> **WHAT IS REQUIRED**
Omit every picture and write out the rest of the records exactly.

====== DATASET CONTENT

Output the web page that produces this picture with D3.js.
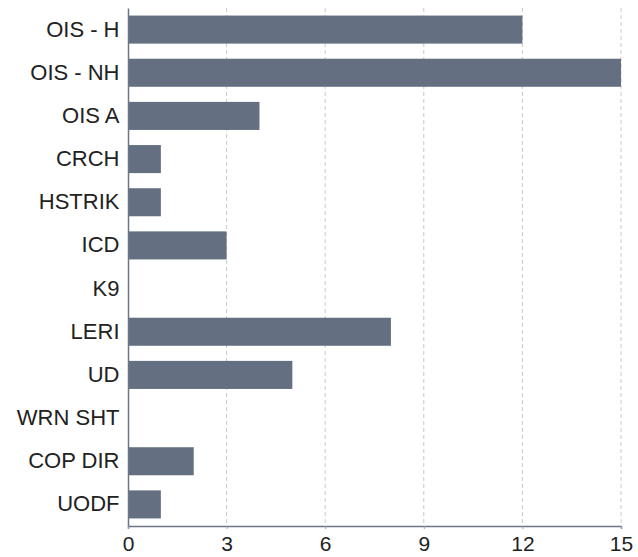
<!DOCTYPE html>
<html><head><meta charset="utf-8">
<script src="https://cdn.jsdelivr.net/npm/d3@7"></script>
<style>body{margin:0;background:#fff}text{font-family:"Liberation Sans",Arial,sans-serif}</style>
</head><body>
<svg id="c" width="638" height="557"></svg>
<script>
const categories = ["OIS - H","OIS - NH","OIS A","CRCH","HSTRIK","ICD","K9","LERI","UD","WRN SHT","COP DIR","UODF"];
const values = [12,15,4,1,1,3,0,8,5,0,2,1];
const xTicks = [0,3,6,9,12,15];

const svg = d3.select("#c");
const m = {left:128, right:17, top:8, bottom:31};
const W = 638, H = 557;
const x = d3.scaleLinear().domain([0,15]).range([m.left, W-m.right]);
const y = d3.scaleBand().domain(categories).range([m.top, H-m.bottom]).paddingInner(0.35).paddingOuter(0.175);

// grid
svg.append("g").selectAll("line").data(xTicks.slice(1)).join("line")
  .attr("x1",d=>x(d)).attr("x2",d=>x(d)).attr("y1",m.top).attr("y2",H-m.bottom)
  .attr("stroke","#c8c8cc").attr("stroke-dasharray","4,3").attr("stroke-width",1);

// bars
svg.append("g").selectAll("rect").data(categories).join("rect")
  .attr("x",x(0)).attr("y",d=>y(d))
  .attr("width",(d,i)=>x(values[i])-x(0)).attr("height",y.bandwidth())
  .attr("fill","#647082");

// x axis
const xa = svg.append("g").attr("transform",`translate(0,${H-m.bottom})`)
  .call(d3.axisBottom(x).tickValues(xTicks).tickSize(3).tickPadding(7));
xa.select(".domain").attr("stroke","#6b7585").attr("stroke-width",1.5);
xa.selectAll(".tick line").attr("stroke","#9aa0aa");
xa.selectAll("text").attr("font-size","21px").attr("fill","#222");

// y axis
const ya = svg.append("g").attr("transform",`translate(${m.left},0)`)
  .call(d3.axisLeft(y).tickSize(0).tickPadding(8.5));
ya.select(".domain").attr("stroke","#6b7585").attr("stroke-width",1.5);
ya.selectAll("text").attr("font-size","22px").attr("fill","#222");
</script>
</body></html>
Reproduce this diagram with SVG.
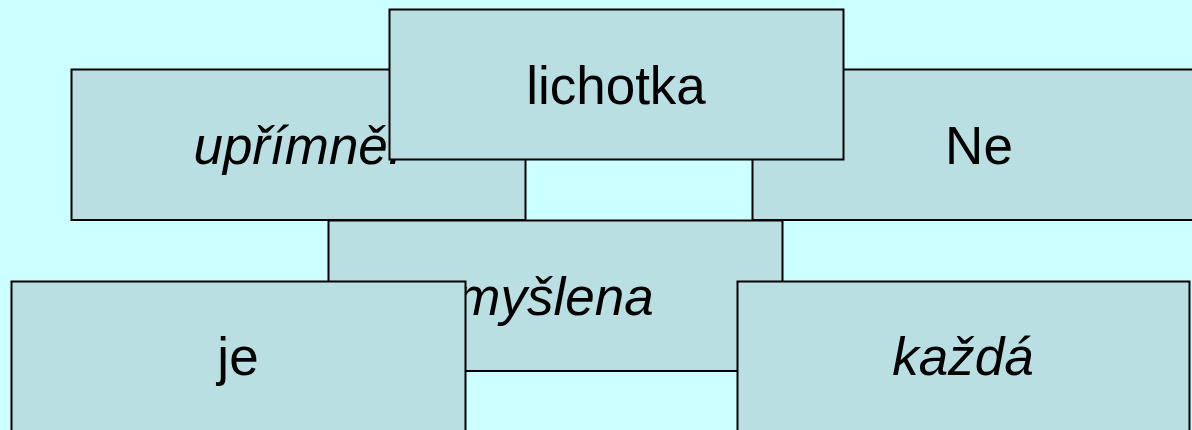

============

> **RESULT**
Output the web page that produces this picture with D3.js.
<!DOCTYPE html>
<html><head><meta charset="utf-8">
<script src="https://cdn.jsdelivr.net/npm/d3@7"></script>
<style>body{margin:0;background:#fff}text{font-family:"Liberation Sans",Arial,sans-serif}</style>
</head><body>
<svg id="c" width="638" height="557"></svg>
<script>
const categories = ["OIS - H","OIS - NH","OIS A","CRCH","HSTRIK","ICD","K9","LERI","UD","WRN SHT","COP DIR","UODF"];
const values = [12,15,4,1,1,3,0,8,5,0,2,1];
const xTicks = [0,3,6,9,12,15];

const svg = d3.select("#c");
const m = {left:128, right:17, top:8, bottom:31};
const W = 638, H = 557;
const x = d3.scaleLinear().domain([0,15]).range([m.left, W-m.right]);
const y = d3.scaleBand().domain(categories).range([m.top, H-m.bottom]).paddingInner(0.35).paddingOuter(0.175);

// grid
svg.append("g").selectAll("line").data(xTicks.slice(1)).join("line")
  .attr("x1",d=>x(d)).attr("x2",d=>x(d)).attr("y1",m.top).attr("y2",H-m.bottom)
  .attr("stroke","#c8c8cc").attr("stroke-dasharray","4,3").attr("stroke-width",1);

// bars
svg.append("g").selectAll("rect").data(categories).join("rect")
  .attr("x",x(0)).attr("y",d=>y(d))
  .attr("width",(d,i)=>x(values[i])-x(0)).attr("height",y.bandwidth())
  .attr("fill","#647082");

// x axis
const xa = svg.append("g").attr("transform",`translate(0,${H-m.bottom})`)
  .call(d3.axisBottom(x).tickValues(xTicks).tickSize(3).tickPadding(7));
xa.select(".domain").attr("stroke","#6b7585").attr("stroke-width",1.5);
xa.selectAll(".tick line").attr("stroke","#9aa0aa");
xa.selectAll("text").attr("font-size","21px").attr("fill","#222");

// y axis
const ya = svg.append("g").attr("transform",`translate(${m.left},0)`)
  .call(d3.axisLeft(y).tickSize(0).tickPadding(8.5));
ya.select(".domain").attr("stroke","#6b7585").attr("stroke-width",1.5);
ya.selectAll("text").attr("font-size","22px").attr("fill","#222");
</script>
</body></html>
Reproduce this diagram with SVG.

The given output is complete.